I don’t think much about milestones anymore. I’m lucky that the women I “talk” to every day (mostly on a text chain) are in basically the same place as me in life, and we’re all just trying to make it work. I haven’t been on social media in ages so I’m not seeing the happy shots of the smiling kids, or the perfectly framed meal someone made, or the beautiful garden they landscaped. Basically I’m not comparing someone’s brightest moment to my lackluster every day existence, which makes me appreciate my every day existence more. My kids are older and don’t require EVERY MOMENT of my time. I can make the space in my schedule to practice martial arts, or take a time-intensive professional development class, or go out with my friends (back when that was a thing we could do). And I have good friends to go out with. My life is full and I am, for the most part, happy. The idea that I only have sad milestones left feels absurd.

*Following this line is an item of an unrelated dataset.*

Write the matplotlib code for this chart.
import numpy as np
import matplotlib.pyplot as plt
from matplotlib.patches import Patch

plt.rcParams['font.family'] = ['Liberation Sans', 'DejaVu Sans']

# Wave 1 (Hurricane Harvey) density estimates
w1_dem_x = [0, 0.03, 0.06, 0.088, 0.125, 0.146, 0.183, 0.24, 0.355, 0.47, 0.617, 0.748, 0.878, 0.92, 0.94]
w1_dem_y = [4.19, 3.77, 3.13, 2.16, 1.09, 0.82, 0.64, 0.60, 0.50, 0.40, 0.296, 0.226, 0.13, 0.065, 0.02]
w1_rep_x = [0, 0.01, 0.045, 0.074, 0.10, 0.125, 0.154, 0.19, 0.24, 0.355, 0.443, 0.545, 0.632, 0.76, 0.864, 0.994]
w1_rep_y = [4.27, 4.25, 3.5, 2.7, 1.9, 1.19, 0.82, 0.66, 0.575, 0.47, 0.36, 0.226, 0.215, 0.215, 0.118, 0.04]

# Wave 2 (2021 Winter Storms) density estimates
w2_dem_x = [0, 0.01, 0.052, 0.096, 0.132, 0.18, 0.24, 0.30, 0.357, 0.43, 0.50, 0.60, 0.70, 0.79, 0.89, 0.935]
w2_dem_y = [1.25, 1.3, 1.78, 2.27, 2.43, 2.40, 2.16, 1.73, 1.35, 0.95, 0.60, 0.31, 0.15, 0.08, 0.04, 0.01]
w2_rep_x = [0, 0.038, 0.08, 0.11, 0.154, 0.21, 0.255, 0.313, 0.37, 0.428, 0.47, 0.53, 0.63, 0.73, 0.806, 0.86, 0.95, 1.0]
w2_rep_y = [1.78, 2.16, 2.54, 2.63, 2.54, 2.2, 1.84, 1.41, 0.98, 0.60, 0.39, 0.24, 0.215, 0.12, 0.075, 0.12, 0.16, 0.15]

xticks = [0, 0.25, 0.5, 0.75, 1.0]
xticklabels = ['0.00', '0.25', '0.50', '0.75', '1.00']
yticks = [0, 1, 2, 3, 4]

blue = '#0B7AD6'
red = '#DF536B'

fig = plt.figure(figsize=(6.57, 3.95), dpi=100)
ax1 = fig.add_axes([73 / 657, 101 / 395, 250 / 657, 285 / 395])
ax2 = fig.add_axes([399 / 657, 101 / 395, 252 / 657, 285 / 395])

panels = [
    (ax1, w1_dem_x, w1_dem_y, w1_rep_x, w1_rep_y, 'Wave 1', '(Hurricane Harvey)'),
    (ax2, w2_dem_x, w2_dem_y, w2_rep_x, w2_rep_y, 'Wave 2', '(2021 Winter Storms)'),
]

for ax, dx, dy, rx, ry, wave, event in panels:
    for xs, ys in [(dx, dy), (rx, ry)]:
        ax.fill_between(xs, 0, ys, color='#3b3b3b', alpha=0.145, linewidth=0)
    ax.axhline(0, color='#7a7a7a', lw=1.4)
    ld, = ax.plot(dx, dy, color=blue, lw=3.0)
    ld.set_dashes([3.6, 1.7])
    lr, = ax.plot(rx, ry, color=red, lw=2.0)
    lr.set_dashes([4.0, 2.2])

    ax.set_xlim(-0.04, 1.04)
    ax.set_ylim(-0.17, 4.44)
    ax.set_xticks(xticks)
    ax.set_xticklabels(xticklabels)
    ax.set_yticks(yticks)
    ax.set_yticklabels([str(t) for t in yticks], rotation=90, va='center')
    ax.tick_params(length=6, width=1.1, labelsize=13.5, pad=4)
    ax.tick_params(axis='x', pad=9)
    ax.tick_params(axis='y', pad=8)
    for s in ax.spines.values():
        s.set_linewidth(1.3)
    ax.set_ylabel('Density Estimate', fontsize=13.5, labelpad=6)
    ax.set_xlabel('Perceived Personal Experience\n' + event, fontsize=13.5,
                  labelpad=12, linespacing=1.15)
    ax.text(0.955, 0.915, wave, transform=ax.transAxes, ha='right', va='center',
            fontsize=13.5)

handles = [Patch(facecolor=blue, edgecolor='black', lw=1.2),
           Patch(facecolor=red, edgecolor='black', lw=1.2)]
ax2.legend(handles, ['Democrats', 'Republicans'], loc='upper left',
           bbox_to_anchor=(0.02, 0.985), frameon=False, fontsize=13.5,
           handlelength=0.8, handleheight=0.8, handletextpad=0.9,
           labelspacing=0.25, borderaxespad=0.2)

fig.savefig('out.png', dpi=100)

Well, maybe not that absurd. I mean I am turning 40, and my parents are looking so much older than I ever imagined they would be. Two girl friends of mine are getting divorces, and another one lost a parent last year. I do feel like I’m entering a different phase of my life, one that will look a lot different than my 20s and 30s did. But I don’t believe it will be defined by loss and losing. I know a lot of other happy, positive things, are waiting for me too.

I appreciated reading Mali’s post, and being reminded of who I was back when I wrote those words about milestones (if it really was me she was referring to!) It’s nice to take the time to recognize where I was and how far I’ve come. (And less nice, but important, to reflect on how my words about my own experience made other people feel about their lives.) I really am a more content person than I was when I wrote that, and I hope I’m more sensitive when I write about my life. It’s nice to know people can change. I hope I keep changing in these kinds of ways.